As Paul said "To set the mind on the flesh is death, but to set the mind on the Spirit is life and peace" (Romans 8:6). The flesh is all we think we have to do by our own efforts, dedication, surrender, and sacrifice. Looking to the Spirit costs absolutely nothing. Not even repentance is demanded of us. By grace we can receive illumination, strength, wisdom, the fruit and gifts of the Holy Spirit, prayer according to the mind of God, and much else free and without strings of any kind.

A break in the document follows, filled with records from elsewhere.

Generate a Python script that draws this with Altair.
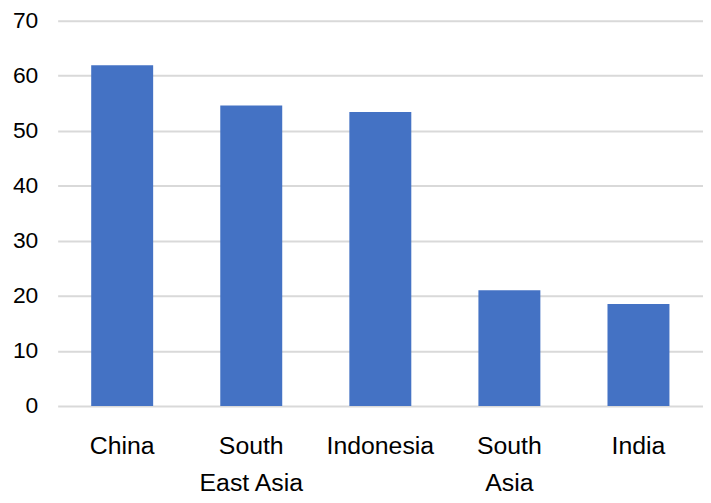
import altair as alt
import pandas as pd

categories = ["China", "South East Asia", "Indonesia", "South Asia", "India"]
values = [61.9, 54.6, 53.4, 21.0, 18.5]
label_lines = {
    "South East Asia": ["South", "East Asia"],
    "South Asia": ["South", "Asia"],
}

df = pd.DataFrame({"region": categories, "value": values})

expr = "datum.value"
for k, v in label_lines.items():
    arr = "[" + ",".join(f"'{s}'" for s in v) + "]"
    expr = f"datum.value == '{k}' ? {arr} : ({expr})"

FONT = "Liberation Sans"

chart = (
    alt.Chart(df)
    .mark_bar(color="#4472C4")
    .encode(
        x=alt.X(
            "region:N",
            sort=categories,
            title=None,
            scale=alt.Scale(paddingInner=0.52, paddingOuter=0.26),
            axis=alt.Axis(
                labelAngle=0,
                labelExpr=expr,
                labelFont=FONT,
                labelFontSize=25,
                labelColor="#000000",
                labelLineHeight=37,
                labelPadding=28,
                ticks=False,
                domain=False,
            ),
        ),
        y=alt.Y(
            "value:Q",
            title=None,
            scale=alt.Scale(domain=[0, 70], nice=False),
            axis=alt.Axis(
                values=[0, 10, 20, 30, 40, 50, 60, 70],
                labelFont=FONT,
                labelFontSize=23,
                labelColor="#000000",
                labelPadding=20,
                ticks=False,
                domain=False,
                gridColor="#d9d9d9",
                gridWidth=2,
            ),
        ),
    )
    .properties(
        width=650,
        height=388,
        autosize=alt.AutoSizeParams(type="none"),
        padding={"left": 50, "top": 11, "right": 0, "bottom": 96},
    )
    .configure_view(stroke=None)
)

chart.save("out.html", embed_options={"renderer": "svg", "actions": False})
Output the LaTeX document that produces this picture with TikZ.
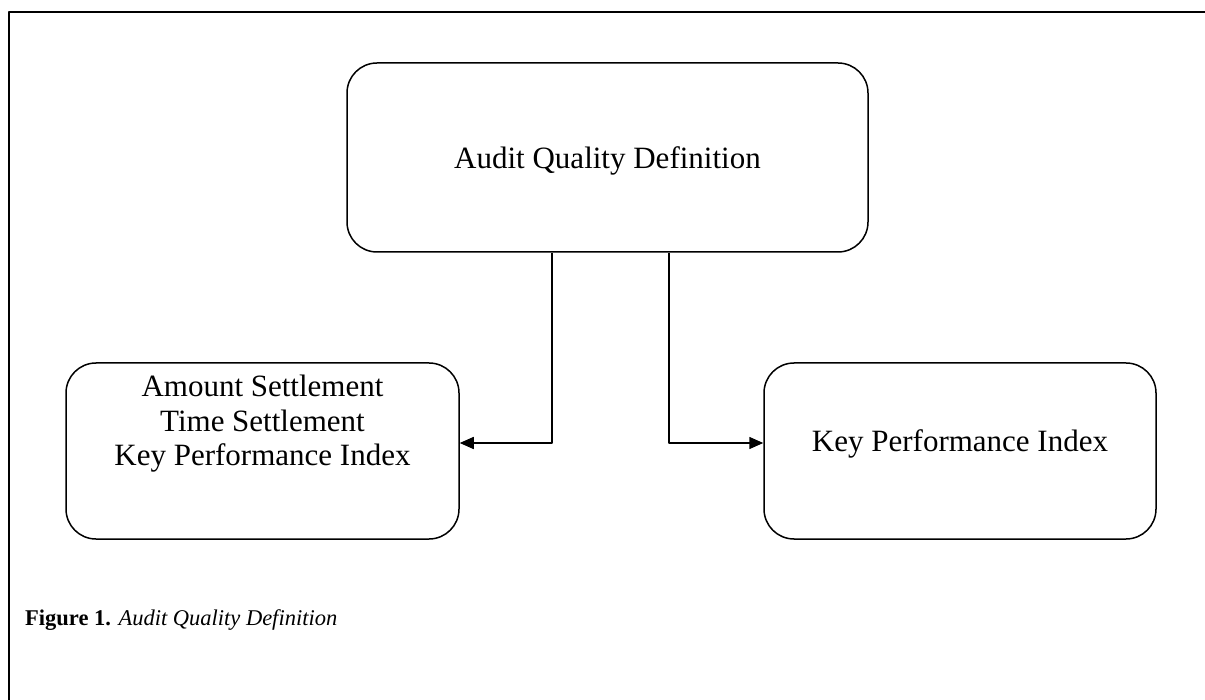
\documentclass[tikz,border=0pt]{standalone}
\usepackage{fontspec}
\setmainfont{Liberation Serif}
\usetikzlibrary{positioning,arrows.meta}
\begin{document}
\begin{tikzpicture}[x=1pt, y=-1pt, >={Triangle[length=14pt,width=12pt]}, line join=round,
	box/.style={draw, line width=1.5pt, rounded corners=30pt, inner sep=0pt},
	lbl/.style={align=center, inner sep=0pt, font=\fontsize{31}{34.5}\selectfont}]
	\useasboundingbox (0,0) rectangle (1205,700);
	% frame
	\draw[line width=2.4pt] (9,700) -- (9,12) -- (1205,12);
	% boxes
	\node[box, minimum width=521pt, minimum height=189pt] (def) at (607.5,157.5) {};
	\node[box, minimum width=393pt, minimum height=176pt] (amt) at (262.5,451) {};
	\node[box, minimum width=392pt, minimum height=176pt] (kpi) at (960,451) {};
	% texts
	\node[lbl] (deftxt) at ([yshift=-3pt]def.center) {Audit Quality Definition};
	\node[lbl] (amttxt) at ([yshift=27pt]amt.center) {Amount Settlement\\Time Settlement\\Key Performance Index};
	\node[lbl] (kpitxt) at ([yshift=7pt]kpi.center) {Key Performance Index};
	% connectors
	\draw[->, line width=1.5pt] ([xshift=-55.5pt]def.south) |- ([yshift=8pt]amt.east);
	\draw[->, line width=1.5pt] ([xshift=61.5pt]def.south) |- ([yshift=8pt]kpi.west);
	% caption
	\node[anchor=base west, inner sep=0pt, font=\fontsize{22.5}{27}\selectfont] (cap) at (25,625)
		{\textbf{Figure 1.} \textit{Audit Quality Definition}};
\end{tikzpicture}
\end{document}
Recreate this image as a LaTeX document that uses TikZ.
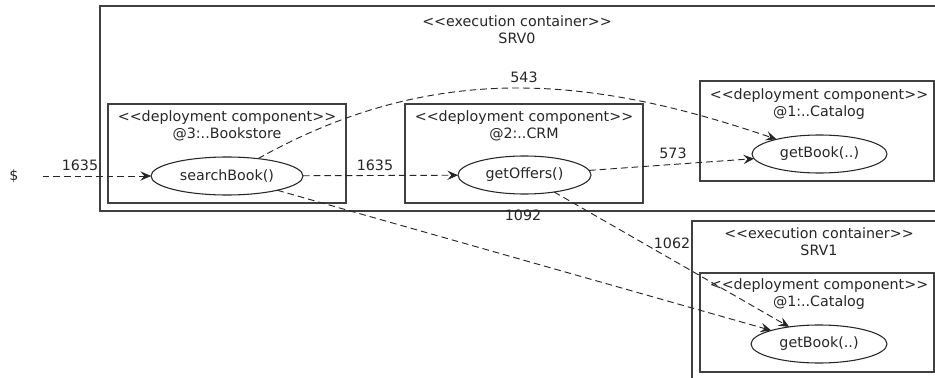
\documentclass[tikz,border=0pt]{standalone}
\usepackage{fontspec}
\setmainfont{DejaVu Sans}
\usetikzlibrary{shapes.geometric,arrows.meta}
\begin{document}
\begin{tikzpicture}[x=0.75pt,y=-0.75pt,
  every node/.style={font=\fontsize{10.7}{12.75}\selectfont, text=black!85, inner sep=0pt, outer sep=0pt},
  box/.style={draw=black!75, line width=0.8pt, anchor=north west},
  op/.style={ellipse, draw=black!85, line width=0.8pt, minimum height={38*0.75pt}},
  call/.style={draw=black!85, line width=0.7pt, dash pattern=on 5pt off 3pt, -{Stealth[length=8pt,width=7pt,inset=3pt]}},
  title/.style={align=center}
]
\useasboundingbox (0,0) rectangle (935,378);
\clip (0,0) rectangle (935,378);
% containers
\node[box, minimum width={850*0.75pt}, minimum height={205*0.75pt}] (srv0) at (100,6) {};
\node[box, minimum width={238*0.75pt}, minimum height={99*0.75pt}] (bsbox) at (108,104) {};
\node[box, minimum width={238*0.75pt}, minimum height={99*0.75pt}] (crmbox) at (405,104) {};
\node[box, minimum width={234*0.75pt}, minimum height={100*0.75pt}] (cat0box) at (700,81) {};
\node[box, minimum width={260*0.75pt}, minimum height={200*0.75pt}] (srv1) at (692,221) {};
\node[box, minimum width={234*0.75pt}, minimum height={99*0.75pt}] (cat1box) at (700,273) {};
% titles
\node[title] (t0) at (517,29.5) {<{}<execution container>{}>\\SRV0};
\node[title] (tbs) at (227,126) {<{}<deployment component>{}>\\@3:..Bookstore};
\node[title] (tcrm) at (524,126) {<{}<deployment component>{}>\\@2:..CRM};
\node[title] (tcat0) at (819,104.5) {<{}<deployment component>{}>\\@1:..Catalog};
\node[title] (t1) at (819,242) {<{}<execution container>{}>\\SRV1};
\node[title] (tcat1) at (819,294) {<{}<deployment component>{}>\\@1:..Catalog};
% operations
\node[op, minimum width={152*0.75pt}] (sb) at (227,176) {searchBook()};
\node[op, minimum width={133*0.75pt}] (go) at (524.5,175) {getOffers()};
\node[op, minimum width={135*0.75pt}] (gb0) at (819.5,154) {getBook(..)};
\node[op, minimum width={136*0.75pt}] (gb1) at (819,344) {getBook(..)};
\node (dollar) at (14,176) {\$};
% calls
\draw[call, shorten <=18pt] (dollar) -- (sb);
\draw[call] (sb) -- (go);
\draw[call] (go) -- (gb0);
\draw[call] (sb) .. controls (438,58) and (597,78) .. (gb0);
\draw[call] (sb) -- (gb1);
\draw[call] (go) -- (gb1);
% labels
\node (l1) at (80,165) {1635};
\node (l2) at (375,165) {1635};
\node (l3) at (524,77) {543};
\node (l4) at (673,153) {573};
\node (l5) at (523,215) {1092};
\node (l6) at (672,243) {1062};
\end{tikzpicture}
\end{document}
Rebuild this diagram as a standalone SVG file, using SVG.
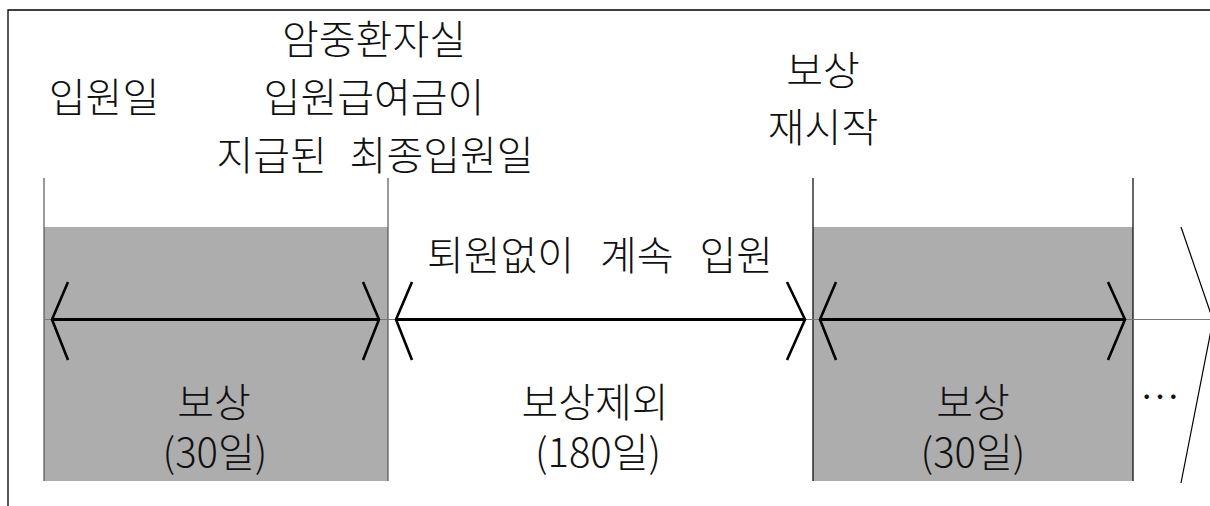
<svg xmlns="http://www.w3.org/2000/svg" width="1210" height="506" viewBox="0 0 1210 506">
<style>
text{font-family:"Noto Sans CJK KR","Noto Sans",sans-serif;font-size:40px;font-weight:300;fill:#111;text-anchor:middle}
.band{fill:#adadad}
.vg{stroke:#555;stroke-width:1.2}
.vb{stroke:#000;stroke-width:1.2}
.shaft{stroke:#000;stroke-width:3;fill:none}
.chev{stroke:#000;stroke-width:2.6;fill:none}
.axis{stroke:#777;stroke-width:1}
.frame{stroke:#000;stroke-width:1.3;fill:none}
</style>
<rect width="1210" height="506" fill="#fff"/>
<path class="frame" d="M8,506 V10 H1210"/>
<g id="period1">
<rect class="band" x="44" y="227" width="344" height="254"/>
<line class="vg" x1="44" y1="178" x2="44" y2="481"/>
<line class="vg" x1="388" y1="178" x2="388" y2="481"/>
<text x="214" y="417">보상</text>
<text x="215" y="467">(30일)</text>
</g>
<g id="period2">
<text x="595" y="417">보상제외</text>
<text x="598" y="467">(180일)</text>
<text x="600" y="270" word-spacing="17">퇴원없이 계속 입원</text>
</g>
<g id="period3">
<rect class="band" x="813" y="227" width="320" height="254"/>
<line class="vb" x1="813" y1="178" x2="813" y2="481"/>
<line class="vb" x1="1133" y1="178" x2="1133" y2="481"/>
<text x="973" y="417">보상</text>
<text x="973" y="467">(30일)</text>
</g>
<g id="label-admission">
<text x="104" y="112">입원일</text>
</g>
<g id="label-last">
<text x="374" y="54">암중환자실</text>
<text x="374" y="112">입원급여금이</text>
<text x="375" y="170" word-spacing="14">지급된 최종입원일</text>
</g>
<g id="label-restart">
<text x="823" y="85">보상</text>
<text x="823" y="142">재시작</text>
</g>
<g id="ellipsis">
<text x="1160" y="412">⋯</text>
</g>
<g id="connectors">
<line class="axis" x1="44" y1="319.5" x2="1210" y2="319.5"/>
<line class="shaft" x1="52" y1="319.5" x2="378" y2="319.5"/>
<polyline class="chev" points="68,282 52,319.5 68,360"/>
<polyline class="chev" points="363,282 379,319.5 363,360"/>
<line class="shaft" x1="396" y1="319.5" x2="805" y2="319.5"/>
<polyline class="chev" points="412,282 396,319.5 412,360"/>
<polyline class="chev" points="787,282 805,319.5 787,360"/>
<line class="shaft" x1="820" y1="319.5" x2="1124" y2="319.5"/>
<polyline class="chev" points="836,282 820,319.5 836,360"/>
<polyline class="chev" points="1108,282 1125,319.5 1108,360"/>
<polyline fill="none" stroke="#000" stroke-width="1.2" points="1181,227 1213,320 1181,483"/>
</g>
</svg>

The idea that the good news is limited to the grace of being forgiven and assured of a place in heaven produces anaemic miserable Christians. Without a total assurance of the unconditional grace of the Father and the power of the Spirit most so called believers in Jesus are trying to keep going on just one of three grace cylinders. It is a total dependence on the Fatherly care of God and the multifaceted inspiration of the Holy Spirit that saves us from works righteousness. Without the three intertwining strands of grace we have self-righteous Christians who are "good in the worst sense of the word" (Mark Twain, as quoted by Yancey). It is too easy to imagine our goodness is a personal achievement.

The grace of all three Persons of the Trinity, the Father, the Son, and the Holy Spirit are included in the supreme declaration : "By grace you are in a state of having been saved through faith, and this is not by your own efforts, it is the free gift of God - not the result of human performance, so that no one may boast" (Ephesians 2:8-10 free translation).

Why then did Paul give us the familiar ending for our services : "The grace of our Lord Jesus Messiah, the love of God, and the communion of the Holy Spirit be with you all?" Perhaps that was the sequence in which Paul experienced the three strands of grace. First he experienced grace on the Damascus Road as he discovered he was forgiven and accepted by the Son who strangely wanted his -koinonia- friendship. He slowly discovered the Father's grace that would keep caring about his needs, and delighted in him as his little child. Later he realized that, in spite of grieving Him, the Spirit would still keep loving him. . He could rely on His multifaceted grace for every step of the tough journey as an apostle to the nations. An in spite of his frailty he would on the way be transformed from glory to glory for the perfect love of heaven (2 Corinthians 3:18).

Regardless of the sequence of our own experience, all three Persons of the Trinity love us unconditionally, offer us their unlimited grace without payment, and all three long for our -koinonia- fellowship. That is very good news. Perhaps to clarify this, Paul in the Pastoral Epistles changed his ending to "The grace be with you" (1 Timothy 6:21, 2 Timothy 4:22, Titus 3:15 - in all three cases the Greek word for grace has the definite article). "The grace" is the grace of all three Persons of the Trinity.

My ungracious picky criticism is that Yancey has perpetuated a one strand evangelical theology of grace. His next book should be What's So Amazing about the Trinity? He is supremely gifted to do it, and it would be his masterpiece.